Tackle that new pattern at home: S-Vl-PN, which means "Subject-Verb Linking-Predicate Nominative." If they don't yet know them, begin memorizing the list of linking verbs. The primary way to master this sentence pattern is through the "aha!" recognition of that linking verb and the following noun that can rename or replace the subject noun. Here are some examples:

The sun is a planet.
Whales are mammals.
I am a teacher.
You are a parent.
They are children.
Jesus is God.

Once you familiarize yourselves with the pattern, dress them up with the adverbs, interjections and different kinds of nouns or prepositional phrases we've learned, then try to modify the sentence purposes.
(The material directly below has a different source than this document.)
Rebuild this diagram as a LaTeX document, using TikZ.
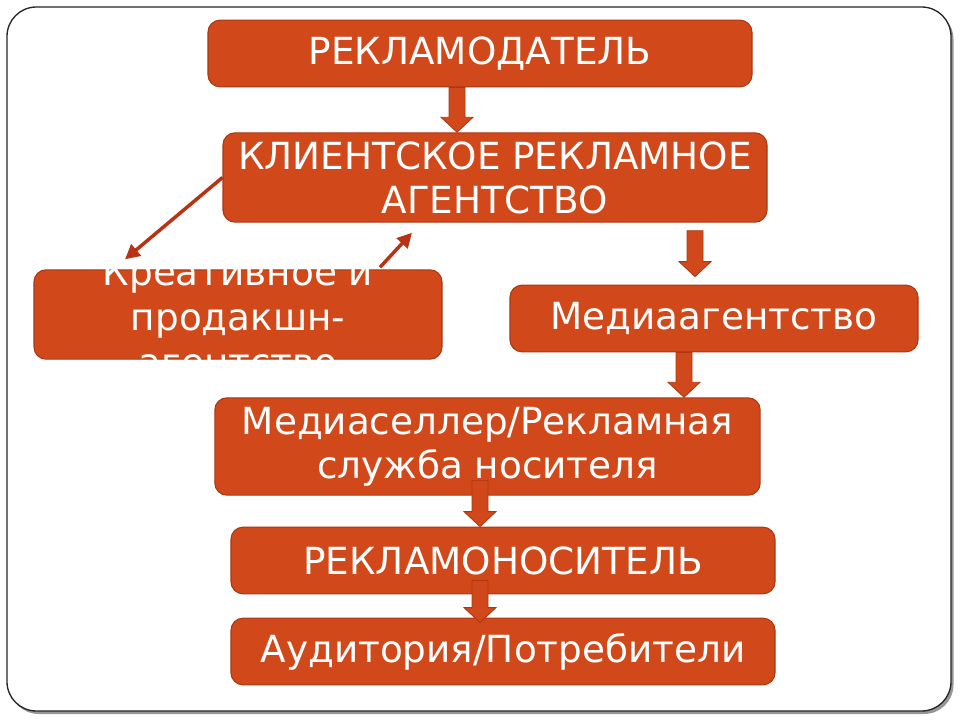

Diagram some, too, using your task sheets. Don't stress. Just go at the pace comfortable for your family, and try to enjoy being together while learning together. I know some days it's a challenge.... :) But God is a miracle worker! The Richardson household can testify!

For IEW, we are just writing one paragraph on the French and Indian War. We narrowed the five paragraph topics to three general topics (see the front lesson page) during class. This should help them choose 1-2 facts and the associated key words from each paragraph to include on their outlines. Caution: Your student may find it extremely difficult to narrow five paragraphs into a single summary graph. Point them back to the beginning of the lesson, which tells them to choose interesting or important information and ignore the rest! However, also explain that since they are summarizing, the scope of their paragraph should be broad. It should include background information (paragraphs 1 and 2), what happened during the war (graphs 3 and 4), and what the results were (paragraph 5). Abbreviations will really help on their key word outlines. For example, use "Fr." for France or the French, "Eng." for England or the English, and "N.A." for North America. Remember, too, that numbers are free, so they can include dates and it doesn't count toward their 3-4 key words per line.

Please let me know if you have questions. Happy writing!